The Court’s Ruling: The Court upheld the district court finding that the employee was terminated for violating the employer’s attendance policy, and not because of his disability or for taking FMLA-protected leave. The Court, noting that alcoholism could constitute a disability because the employee was substantially limited in his ability to work, found that the employee failed to adduce sufficient evidence to make out a prima facie case under the ADA. To do so, he would have had to show that he was “qualified” to perform the essential functions of the job with or without reasonable accommodation. “Essential functions” are duties that are fundamental to the job in question. In this case, the Court determined that reliable attendance at scheduled shifts was an essential function of a boiler utility operator. The employee had to be present at the plant to monitor the boiler, respond to any alarms, handle any power outage, or (if needed) respond to an explosion. With regard to the employee’s FMLA claim, the employee failed to show that he was terminated for taking FMLA-protected leave. There was no evidence of pretext; rather, the evidence showed that his violation of the no-call/no show policy led to his termination.

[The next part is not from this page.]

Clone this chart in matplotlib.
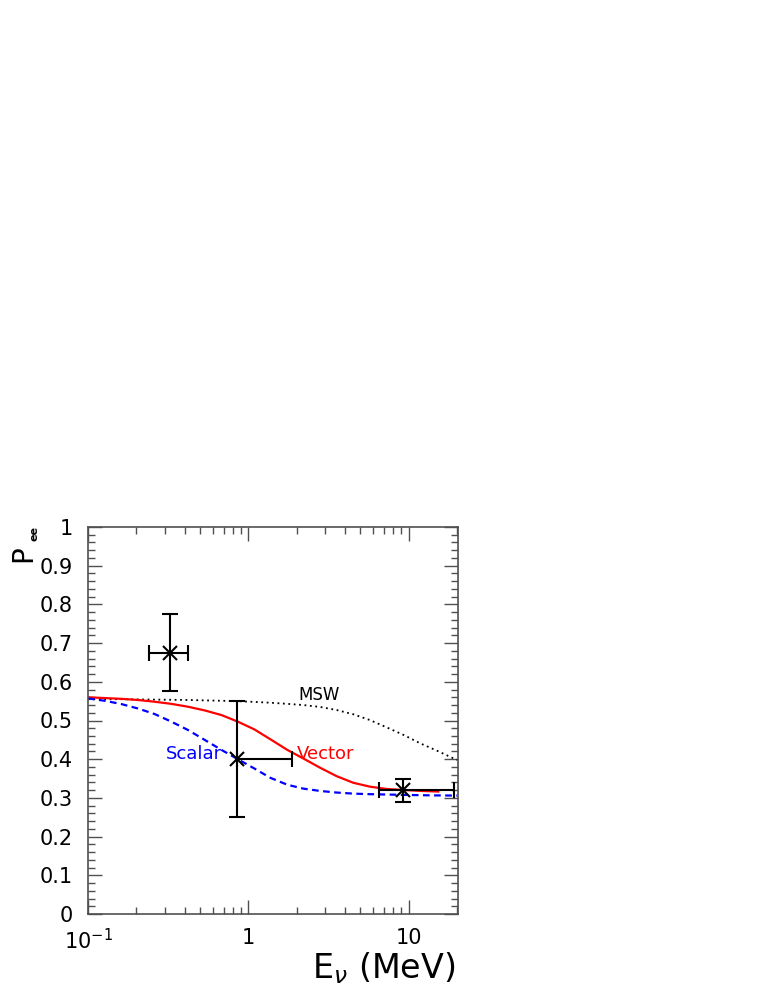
import numpy as np
import matplotlib
matplotlib.use('Agg')
import matplotlib.pyplot as plt
from matplotlib.ticker import LogLocator, MultipleLocator, FixedLocator, FixedFormatter

# model curves
e_msw = [0.1, 0.16, 0.26, 0.42, 0.68, 0.86, 1.09, 1.37, 1.75, 2.2, 2.8, 3.56,
         4.52, 5.74, 7.31, 9.26, 11.8, 15.0, 20.0]
p_msw = [0.555, 0.555, 0.554, 0.553, 0.551, 0.550, 0.548, 0.546, 0.543, 0.540,
         0.535, 0.527, 0.516, 0.501, 0.482, 0.463, 0.441, 0.422, 0.398]

e_vec = [0.1, 0.127, 0.161, 0.205, 0.26, 0.331, 0.42, 0.535, 0.68, 0.86, 1.09,
         1.366, 1.75, 2.2, 2.8, 3.56, 4.52, 5.74, 7.31, 9.26, 12.0, 15.3]
p_vec = [0.560, 0.558, 0.556, 0.553, 0.5485, 0.543, 0.5356, 0.526, 0.514, 0.497,
         0.477, 0.452, 0.424, 0.402, 0.378, 0.356, 0.339, 0.329, 0.323, 0.3205,
         0.318, 0.3164]

e_sca = [0.1, 0.127, 0.161, 0.205, 0.26, 0.331, 0.42, 0.535, 0.68, 0.86, 1.09,
         1.37, 1.75, 2.2, 2.8, 3.56, 4.52, 5.74, 9.26, 14.0, 20.0]
p_sca = [0.557, 0.551, 0.5426, 0.531, 0.5168, 0.497, 0.4755, 0.4497, 0.424, 0.400,
         0.376, 0.352, 0.334, 0.324, 0.318, 0.3138, 0.311, 0.3096, 0.3078, 0.3065,
         0.306]

# data points
e_pt = [0.323, 0.85, 9.2]
p_pt = [0.675, 0.40, 0.32]
e_lo = [0.240, 0.85, 6.57]
e_hi = [0.4225, 1.87, 19.3]
p_lo = [0.575, 0.25, 0.29]
p_hi = [0.775, 0.55, 0.35]

ylabels = ['0', '0.1', '0.2', '0.3', '0.4', '0.5', '0.6', '0.7', '0.8', '0.9', '1']

fig = plt.figure(figsize=(7.61, 9.85), dpi=100)
ax = fig.add_axes([88/761, 71/985, 370/761, 387/985])

ax.plot(e_msw, p_msw, color='black', ls=(0, (1, 2)), lw=1.3)
ax.plot(e_vec, p_vec, color='red', lw=1.6)
ax.plot(e_sca, p_sca, color='blue', ls=(0, (3, 2)), lw=1.6)

xerr = [np.array(e_pt) - np.array(e_lo), np.array(e_hi) - np.array(e_pt)]
yerr = [np.array(p_pt) - np.array(p_lo), np.array(p_hi) - np.array(p_pt)]
ax.errorbar(e_pt, p_pt, xerr=xerr, yerr=yerr, fmt='x', color='black',
            ms=10, mew=1.5, elinewidth=1.5, capsize=6, capthick=1.5)

ax.text(2.05, 0.566, 'MSW', color='black', fontsize=12, va='center', ha='left')
ax.text(0.306, 0.4136, 'Scalar', color='blue', fontsize=13, va='center', ha='left')
ax.text(2.0, 0.4136, 'Vector', color='red', fontsize=13, va='center', ha='left')

ax.set_xscale('log')
ax.set_xlim(0.1, 20.3)
ax.set_ylim(0, 1)

ax.xaxis.set_major_locator(FixedLocator([0.1, 1, 10]))
ax.xaxis.set_major_formatter(FixedFormatter([r'$10^{-1}$', '1', '10']))
ax.xaxis.set_minor_locator(LogLocator(base=10, subs=np.arange(2, 10)))
ax.xaxis.set_minor_formatter(plt.NullFormatter())
ax.yaxis.set_major_locator(MultipleLocator(0.1))
ax.yaxis.set_minor_locator(MultipleLocator(0.02))
ax.set_yticks(np.arange(0, 1.01, 0.1))
ax.set_yticklabels(ylabels)

ax.tick_params(which='both', direction='in', top=True, right=True, color='#505050',
               labelsize=15, width=1)
ax.tick_params(which='major', length=10)
ax.tick_params(which='minor', length=5)
ax.tick_params(axis='y', pad=11)
ax.tick_params(axis='x', pad=10)
for s in ax.spines.values():
    s.set_color('#505050')
    s.set_linewidth(1.2)

fig.text(455/761, 1 - 978/985, r'E$_{\nu}$ (MeV)', fontsize=24, ha='right', va='baseline')
fig.text(23/761, 1 - 545/985, 'P', fontsize=20, rotation=90, ha='center', va='top')
fig.text(34/761, 1 - 526/985, 'ee', fontsize=8, fontweight='bold', rotation=90,
         ha='center', va='top')

fig.savefig('out.png', dpi=100)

Lessons Learned: Most employers would agree that reliable attendance is an essential function of all jobs. While the Vandenbroek case provides a clear example of this principle, other instances might not be so clear. When alcoholism or another disability causes an attendance problem, employers must be able to show that regular and reliable attendance is an essential function for the specific position. One way of doing this is to have clear and detailed written job descriptions that describe the essential functions of the position, including regular and reliable attendance.